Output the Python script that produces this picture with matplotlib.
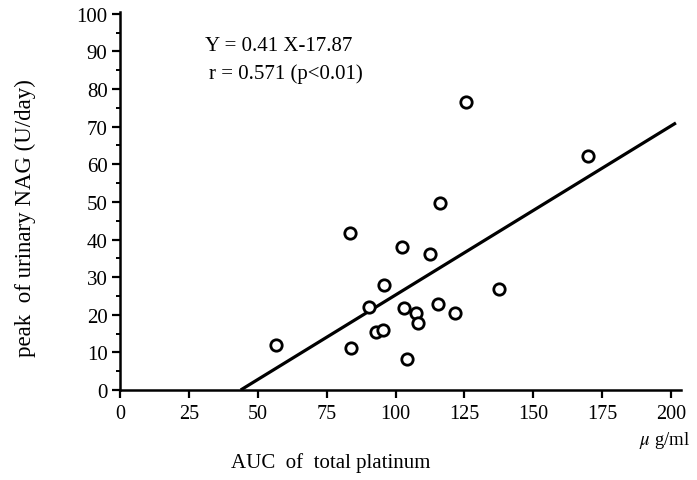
import numpy as np
import matplotlib
matplotlib.use("Agg")
import matplotlib.pyplot as plt
from matplotlib.ticker import MultipleLocator

#### data
auc = [56.7, 83.7, 83.5, 90.4, 92.9, 95.4, 95.7, 102.4, 103.1, 104.1,
       107.3, 108.2, 112.5, 116.3, 115.3, 121.7, 125.5, 137.5, 170.0]
nag = [11.9, 11.1, 41.8, 22.1, 15.3, 16.0, 27.8, 38.0, 21.7, 8.2,
       20.4, 17.9, 36.2, 49.7, 22.8, 20.4, 76.6, 26.8, 62.2]

fit_x = [43.8, 201.8]
fit_y = [0.0, 71.0]

x_ticks = [0, 25, 50, 75, 100, 125, 150, 175, 200]
y_ticks = [0, 10, 20, 30, 40, 50, 60, 70, 80, 90, 100]

plt.rcParams['font.family'] = ['Liberation Serif', 'DejaVu Serif']
plt.rcParams['mathtext.fontset'] = 'stix'

fig = plt.figure(figsize=(6.97, 4.81), dpi=100)
ax = fig.add_axes([0.1722, 0.1871, 0.8043, 0.786])

ax.plot(fit_x, fit_y, color='black', lw=2.3, solid_capstyle='butt', zorder=2)
ax.plot(auc, nag, 'o', ms=8.2, mfc='white', mec='black', mew=2.0, zorder=3)

ax.set_xlim(0, 203.5)
ax.set_ylim(0, 100.5)
ax.set_xticks(x_ticks)
ax.set_yticks(y_ticks)
ax.yaxis.set_minor_locator(MultipleLocator(5))

for s in ['top', 'right']:
    ax.spines[s].set_visible(False)
for s in ['left', 'bottom']:
    ax.spines[s].set_linewidth(1.8)

ax.tick_params(axis='both', which='major', direction='out', length=6, width=1.6,
               labelsize=15, pad=3)
ax.tick_params(axis='x', which='major', labelsize=14.5, pad=4)
ax.tick_params(axis='y', which='minor', direction='out', length=3, width=1.4)

ax.text(0.152, 0.9, 'Y = 0.41 X-17.87', transform=ax.transAxes, fontsize=15)
ax.text(0.158, 0.825, 'r = 0.571 (p<0.01)', transform=ax.transAxes, fontsize=15)

fig.text(0.474, 0.037, 'AUC  of  total platinum', ha='center', va='center', fontsize=15)
fig.text(0.953, 0.085, '$\\mu$ g/ml', ha='center', va='center', fontsize=13.5)
fig.text(0.036, 0.547, 'peak  of urinary NAG (U/day)', ha='center', va='center',
         rotation=90, fontsize=16.5)

fig.savefig('out.png', dpi=100)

→ **YOUR GOAL**: Leave the images out and output the remaining material exactly as it stands.

→ **OUTPUT**:
Output the Python script that produces this picture with matplotlib.
import numpy as np
import matplotlib
matplotlib.use("Agg")
import matplotlib.pyplot as plt
from matplotlib.ticker import MultipleLocator

#### data
auc = [56.7, 83.7, 83.5, 90.4, 92.9, 95.4, 95.7, 102.4, 103.1, 104.1,
       107.3, 108.2, 112.5, 116.3, 115.3, 121.7, 125.5, 137.5, 170.0]
nag = [11.9, 11.1, 41.8, 22.1, 15.3, 16.0, 27.8, 38.0, 21.7, 8.2,
       20.4, 17.9, 36.2, 49.7, 22.8, 20.4, 76.6, 26.8, 62.2]

fit_x = [43.8, 201.8]
fit_y = [0.0, 71.0]

x_ticks = [0, 25, 50, 75, 100, 125, 150, 175, 200]
y_ticks = [0, 10, 20, 30, 40, 50, 60, 70, 80, 90, 100]

plt.rcParams['font.family'] = ['Liberation Serif', 'DejaVu Serif']
plt.rcParams['mathtext.fontset'] = 'stix'

fig = plt.figure(figsize=(6.97, 4.81), dpi=100)
ax = fig.add_axes([0.1722, 0.1871, 0.8043, 0.786])

ax.plot(fit_x, fit_y, color='black', lw=2.3, solid_capstyle='butt', zorder=2)
ax.plot(auc, nag, 'o', ms=8.2, mfc='white', mec='black', mew=2.0, zorder=3)

ax.set_xlim(0, 203.5)
ax.set_ylim(0, 100.5)
ax.set_xticks(x_ticks)
ax.set_yticks(y_ticks)
ax.yaxis.set_minor_locator(MultipleLocator(5))

for s in ['top', 'right']:
    ax.spines[s].set_visible(False)
for s in ['left', 'bottom']:
    ax.spines[s].set_linewidth(1.8)

ax.tick_params(axis='both', which='major', direction='out', length=6, width=1.6,
               labelsize=15, pad=3)
ax.tick_params(axis='x', which='major', labelsize=14.5, pad=4)
ax.tick_params(axis='y', which='minor', direction='out', length=3, width=1.4)

ax.text(0.152, 0.9, 'Y = 0.41 X-17.87', transform=ax.transAxes, fontsize=15)
ax.text(0.158, 0.825, 'r = 0.571 (p<0.01)', transform=ax.transAxes, fontsize=15)

fig.text(0.474, 0.037, 'AUC  of  total platinum', ha='center', va='center', fontsize=15)
fig.text(0.953, 0.085, '$\\mu$ g/ml', ha='center', va='center', fontsize=13.5)
fig.text(0.036, 0.547, 'peak  of urinary NAG (U/day)', ha='center', va='center',
         rotation=90, fontsize=16.5)

fig.savefig('out.png', dpi=100)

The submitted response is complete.